(Directions) Tell how many lines in the data below hold the string "page"; give nothing but the number.

::::::

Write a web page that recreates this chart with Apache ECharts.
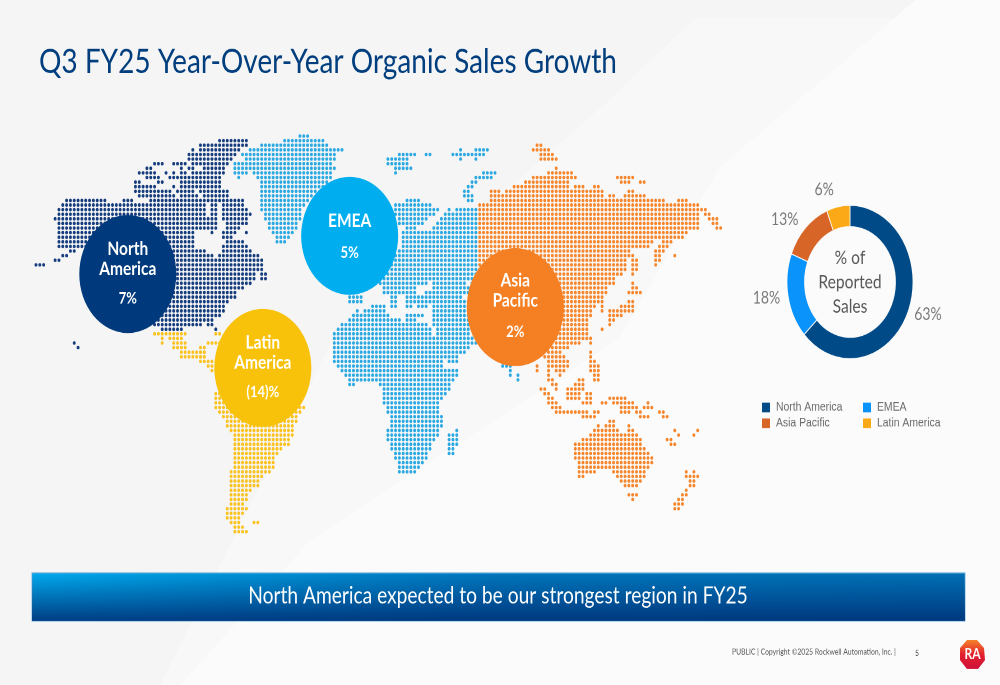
<!DOCTYPE html>
<html>
<head>
<meta charset="utf-8">
<style>
  html, body { margin: 0; padding: 0; width: 1000px; height: 685px; overflow: hidden; background: #f6f6f6; }
  /* the slide is a 16:9 page stretched to the window height */
  #main { width: 1000px; height: 563px; transform: scaleY(1.21670); transform-origin: 0 0; }
</style>
<script src="https://cdn.jsdelivr.net/npm/echarts@6/dist/echarts.min.js"></script>
</head>
<body>
<div id="main"></div>
<script>
const regions = ['North America', 'EMEA', 'Asia Pacific', 'Latin America'];
const salesShare = [63, 18, 13, 6];
const growthLabels = ['7%', '5%', '2%', '(14)%'];
const regionColors = ['#004b87', '#0a93fa', '#d66527', '#fca917'];

// bubble centres in dot-grid units [column, row]
const bubbleNames = ['North\nAmerica', 'EMEA', 'Asia\nPacific', 'Latin\nAmerica'];
const bubbleCols = [24, 82, 125.3, 59.3];
const bubbleRows = [30, 21.7, 37.2, 50.4];
const bubbleColors = ['#003a7d', '#00aeef', '#f58024', '#f9c20a'];
const bubbleTextShift = [3.5, 5.5, 4, 3.5];
const bubblePctLine = [32, 36, 35, 32];

// dot map: [row, from, to, from, to ...] in grid columns
const northAmericaDots = [
  [1,48,55],[2,43,55],[3,41,41,43,53],[4,40,52],[5,40,51],[6,31,33,36,39,41,50],[7,29,30,38,38,40,41,44,49],
  [8,27,31,34,34,36,36,38,39,41,49],[9,29,32,35,36,37,48],[10,26,27,32,33,38,48],[11,26,31,36,36,38,48],
  [12,26,35,37,41,43,50],[13,27,36,38,42,44,50],[14,8,18,23,25,30,43,44,51,52,54],[15,7,44,46,47,49,54],
  [16,6,44,46,47,49,55],[17,6,44,46,47,49,56],[18,5,45,46,47,49,55],[19,6,46,46,47,50,55],[20,6,47,50,53],
  [21,6,41,46,46,49,52,55,55],[22,6,41,49,51],[23,6,41,50,52,53,54],[24,6,41,49,55],[25,9,10,20,44,49,56],
  [26,7,8,20,46,48,58],[27,5,6,20,59],[28,0,2,20,59],[29,20,58,59,59],[30,20,57,59,60],[31,20,57,59,60],
  [32,20,56],[33,20,54],[34,20,52],[35,20,52],[36,20,50],[37,20,49],[38,20,49],[39,20,48],[40,31,46],
  [41,31,43,45,46],[42,33,38,47,47],[45,10,10],[46,11,11]
];
const latinAmericaDots = [
  [43,31,39,47,48],[44,33,33,35,38],[45,33,33,36,39,45,48],[46,36,39,43,44],[47,38,44,43,44],[48,38,44,43,44],
  [49,43,46],[50,45,46],[51,46,47],[52,50,70],[53,50,70],[54,50,70],[55,50,70],[56,47,69],[57,47,69],[58,47,69],
  [59,47,70],[60,48,69],[61,49,68],[62,50,68],[63,50,67],[64,51,67],[65,52,67],[66,52,66],[67,52,66],[68,52,64],
  [69,52,63],[70,52,62],[71,52,62],[72,52,62],[73,51,61],[74,51,59],[75,51,58],[76,51,58],[77,51,56],[78,51,55],
  [79,51,55],[80,51,54],[81,50,55],[82,50,54],[83,50,53],[84,51,53,57,58],[85,52,54],[86,52,55]
];
const emeaDots = [
  [0,69,71],[1,65,75],[2,59,76],[3,56,80,111,111,115,118],[4,54,78,95,99,102,103,109,117],[5,55,78,92,97,111,111,115,115],
  [6,52,77,92,97],[7,52,54,55,78,94,98],[8,52,55,57,77,94,94,117,120],[9,53,53,58,77,115,119],[10,59,76,114,115],
  [11,59,75,113,114],[12,59,73,112,113],[13,59,72,112,114],[14,59,71,97,100,113,114],[15,59,70,94,103],
  [16,59,69,94,105,108,108,110,115],[17,60,69,94,104,107,115],[18,60,69,95,102,106,115],[19,61,68,95,101,105,115],
  [20,61,68,97,99,104,115],[21,62,67,96,115],[22,63,66,96,115],[23,63,65,96,115],[24,96,115],[25,95,115],[26,94,115],
  [27,93,115],[28,92,115],[29,90,115],[30,90,115],[31,89,115],[32,90,102,104,112,114,115],[33,91,99,104,111,112,116],
  [34,91,99,102,116],[35,82,85,93,94,97,98,99,111,114,116],[36,82,85,93,94,97,98,99,107,108,116],
  [37,88,91,93,94,97,98,100,102,104,116],[38,84,84,86,91,104,116],[39,83,92,97,100,101,101,104,115],
  [40,82,95,97,99,104,115],[41,80,102,104,115],[42,79,103,105,113],[43,78,103,105,113],[44,78,104,105,114],
  [45,78,104,105,115],[46,78,105,106,113],[47,78,105,106,112],[48,78,106,107,110],[49,78,106,108,110],
  [50,79,106,122,124],[51,80,110,124,124],[52,81,110,124,124,126,126],[53,82,109,126,126],[54,82,83,90,108],[55,91,108],
  [56,91,107],[57,91,106],[58,91,105],[59,92,105],[60,92,105],[61,93,106],[62,93,106],[63,93,106],[64,92,105,110,110],
  [65,92,105,108,110],[66,92,104,108,110],[67,93,103,108,110],[68,93,103,108,109],[69,94,102,108,109],[70,94,102],
  [71,95,101],[72,95,100],[73,95,99]
];
const asiaPacificDots = [
  [2,131,132],[3,130,134],[4,132,135],[5,132,136],[7,136,136],[8,134,140],[9,130,141,152,156],[10,128,139,153,155,158,159],
  [11,125,139,141,143,146,147],[12,119,121,123,124,125,148,155,156],[13,119,148,150,151,154,159],[14,119,164,168,170],
  [15,116,173],[16,116,175],[17,116,173,175,176],[18,116,173,176,178],[19,116,173,177,178],[20,116,173,178,179],
  [21,116,170],[22,116,169],[23,116,161,164,166],[24,116,160,163,165],[25,116,155,162,164],[26,116,155,156,156,162,163,167,167],
  [27,116,154,156,157,162,163],[28,116,154,156,157,162,162],[29,116,154,156,157],[30,116,153,156,156],[31,116,151],
  [32,116,151,156,156],[33,116,149,156,157],[34,117,149,155,158],[35,117,148],[36,117,148,155,156],[37,117,146,148,148,153,156],
  [38,118,145,148,148,150,156],[39,118,145,150,153],[40,118,144,150,151],[41,118,144,150,150],[42,118,144,148,148],
  [43,118,144],[44,118,144,145,145],[45,136,142,145,145],[46,134,138,139,139],[47,134,137,145,145],[48,133,138,145,145],
  [49,134,139,145,146],[50,131,131,134,139,145,147],[51,131,131,134,134,136,138,145,147],[52,134,134,137,137,146,147],
  [53,134,135,142,143,146,147],[54,135,136,141,143],[55,132,133,136,136,139,143],[56,133,134,139,142,144,145],
  [57,134,135,139,142,144,145,150,154],[58,134,136,143,145,148,149,151,156,160,160],[59,135,137,153,157,159,161],
  [60,136,144,146,147,153,155,157,158,163,164],[61,143,146,158,160,164,165],[62,150,151],[63,147,147,149,151,155,155],
  [64,146,152,155,156,167,167,173,173],[65,145,157,168,168,172,172],[66,143,158,165,166],[67,141,158,166,167],[68,141,159],
  [69,141,160],[70,141,161],[71,142,161],[72,142,160],[73,142,146,151,159,170,170,172,172],[74,142,143,152,159,170,173],
  [75,153,158,171,172],[76,154,157,171,172],[77,170,170],[78,155,157,169,170],[79,156,156,168,169],[80,167,169],[81,167,168]
];
const dotColors = ['#153c7d', '#2aa8e2', '#f6862c', '#fbc21e'];
const pieLabelNudgeX = [-7, 6, 5, 4];
const pieLabelNudgeY = [-1, 0, -2, -7];

const yStretch = 685 / 563;
const py = y => y / yStretch; // positions below are read in window pixels

function expandRuns(rows) {
  const out = [];
  rows.forEach(r => {
    for (let i = 1; i < r.length; i += 2) {
      for (let c = r[i]; c <= r[i + 1]; c++) out.push([c, r[0]]);
    }
  });
  return out;
}

function dotSeries(rows, color) {
  return {
    type: 'scatter', silent: true, symbolSize: 2.9,
    itemStyle: { color: color, opacity: 1 },
    data: expandRuns(rows)
  };
}

const myChart = echarts.init(document.getElementById('main'), null, { devicePixelRatio: 2 });

const legendText = { fontFamily: 'Liberation Sans', fontSize: 10.4, color: '#6a6a6a' };

const option = {
  animation: false,
  backgroundColor: '#f5f5f5',
  textStyle: { fontFamily: 'Lato' },
  title: [{
    text: 'Q3 FY25 Year-Over-Year Organic Sales Growth',
    left: 34, top: py(39),
    textStyle: { fontFamily: 'Lato', fontSize: 28, fontWeight: 'normal', color: '#003e7e' }
  }],
  grid: { left: 36, top: py(136), width: 180 * 3.825, height: py(87 * 4.6) },
  xAxis: { type: 'value', min: 0, max: 180, show: false },
  yAxis: { type: 'value', min: 0, max: 87, inverse: true, show: false },
  legend: [
    {
      orient: 'vertical', left: 755, top: py(394), itemWidth: 10, itemHeight: 10, itemGap: 1, icon: 'rect',
      data: [regions[0], regions[2]], selectedMode: false, textStyle: legendText
    },
    {
      orient: 'vertical', left: 856, top: py(394), itemWidth: 10, itemHeight: 10, itemGap: 1, icon: 'rect',
      data: [regions[1], regions[3]], selectedMode: false, textStyle: legendText
    }
  ],
  series: [
    dotSeries(northAmericaDots, dotColors[0]),
    dotSeries(emeaDots, dotColors[1]),
    dotSeries(asiaPacificDots, dotColors[2]),
    dotSeries(latinAmericaDots, dotColors[3]),
    {
      type: 'scatter', silent: true, symbolSize: 97, z: 5,
      data: bubbleNames.map((n, i) => ({
        value: [bubbleCols[i], bubbleRows[i]],
        itemStyle: { color: bubbleColors[i], opacity: 1 },
        label: {
          show: true, position: 'inside', offset: [0, bubbleTextShift[i]],
          formatter: n.split('\n').map(s => '{n|' + s + '}').join('\n') + '\n{p|' + growthLabels[i] + '}',
          rich: {
            n: { fontFamily: 'Lato', fontSize: 15.5, fontWeight: 'bold', color: '#fff', lineHeight: 16.5, align: 'center' },
            p: { fontFamily: 'Lato', fontSize: 13, fontWeight: 'bold', color: '#fff', lineHeight: bubblePctLine[i], align: 'center' }
          }
        }
      }))
    },
    {
      type: 'pie', silent: true,
      center: [850, py(282)],
      radius: [45.5, 63],
      startAngle: 90, clockwise: true,
      itemStyle: { borderColor: '#fbfbfb', borderWidth: 0.8 },
      label: {
        show: true, position: 'outside', formatter: '{c}%',
        fontFamily: 'Lato', fontSize: 14, color: '#7a7a7a'
      },
      labelLine: { show: false, length: 7, length2: 2 },
      labelLayout: p => ({ dx: pieLabelNudgeX[p.dataIndex], dy: pieLabelNudgeY[p.dataIndex] }),
      data: regions.map((r, i) => ({ name: r, value: salesShare[i], itemStyle: { color: regionColors[i] } }))
    }
  ],
  graphic: [
    // pale slide background facets
    { type: 'polygon', silent: true, z: -10, shape: { points: [[695, py(18)], [1000, py(18)], [1000, py(685)], [160, py(685)], [330, py(345)], [600, py(108)]] }, style: { fill: '#f8f8f8' } },
    { type: 'polygon', silent: true, z: -9, shape: { points: [[180, py(685)], [310, py(540)], [617, py(340)], [720, py(167)], [915, py(0)], [1000, py(0)], [1000, py(685)]] }, style: { fill: '#fbfbfb' } },
    {
      type: 'text', silent: true, z: 6,
      style: { x: 850, y: py(282), text: '% of\nReported\nSales', align: 'center', verticalAlign: 'middle', fontFamily: 'Lato', fontSize: 15.6, lineHeight: 20, fill: '#595959' }
    },
    // message banner
    {
      type: 'rect', silent: true, z: 1,
      shape: { x: 32, y: py(573), width: 933, height: py(48) },
      style: {
        fill: new echarts.graphic.LinearGradient(0, 0, 1, 0, [{ offset: 0, color: '#00aaee' }, { offset: 0.5, color: '#0076bc' }, { offset: 1, color: '#0070b5' }]),
        stroke: '#5aa8d8', lineWidth: 0.8
      }
    },
    {
      type: 'rect', silent: true, z: 1,
      shape: { x: 32, y: py(573), width: 933, height: py(48) },
      style: { fill: new echarts.graphic.LinearGradient(0, 0, 0, 1, [{ offset: 0, color: 'rgba(0,50,120,0)' }, { offset: 1, color: 'rgba(0,50,120,0.9)' }]) }
    },
    {
      type: 'text', silent: true, z: 2,
      style: { x: 498, y: py(596), text: 'North America expected to be our strongest region in FY25', align: 'center', verticalAlign: 'middle', fontFamily: 'Lato', fontSize: 19.2, fill: '#fff' }
    },
    // footer
    {
      type: 'text', silent: true, z: 2,
      style: { x: 732, y: py(652), text: 'PUBLIC | Copyright ©2025 Rockwell Automation, Inc. |', align: 'left', verticalAlign: 'middle', fontFamily: 'Lato', fontSize: 6.8, fill: '#555' }
    },
    {
      type: 'text', silent: true, z: 2,
      style: { x: 917, y: py(653), text: '5', align: 'center', verticalAlign: 'middle', fontFamily: 'Lato', fontSize: 7, fill: '#555' }
    },
    // logo
    {
      type: 'polygon', silent: true, z: 2,
      shape: { points: [[967, py(640)], [977, py(640)], [984, py(648)], [985, py(660)], [978, py(669)], [967, py(669)], [960, py(660)], [960, py(648)]] },
      style: { fill: new echarts.graphic.LinearGradient(0, 0, 0, 1, [{ offset: 0, color: '#f5822a' }, { offset: 0.5, color: '#e2202f' }, { offset: 1, color: '#d0103a' }]) }
    },
    {
      type: 'text', silent: true, z: 3,
      style: { x: 972.5, y: py(654), text: 'RA', align: 'center', verticalAlign: 'middle', fontFamily: 'Lato', fontWeight: 'bold', fontSize: 12, fill: '#fff' }
    }
  ]
};
myChart.setOption(option);
</script>
</body>
</html>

::::::

(Output for this exercise) 2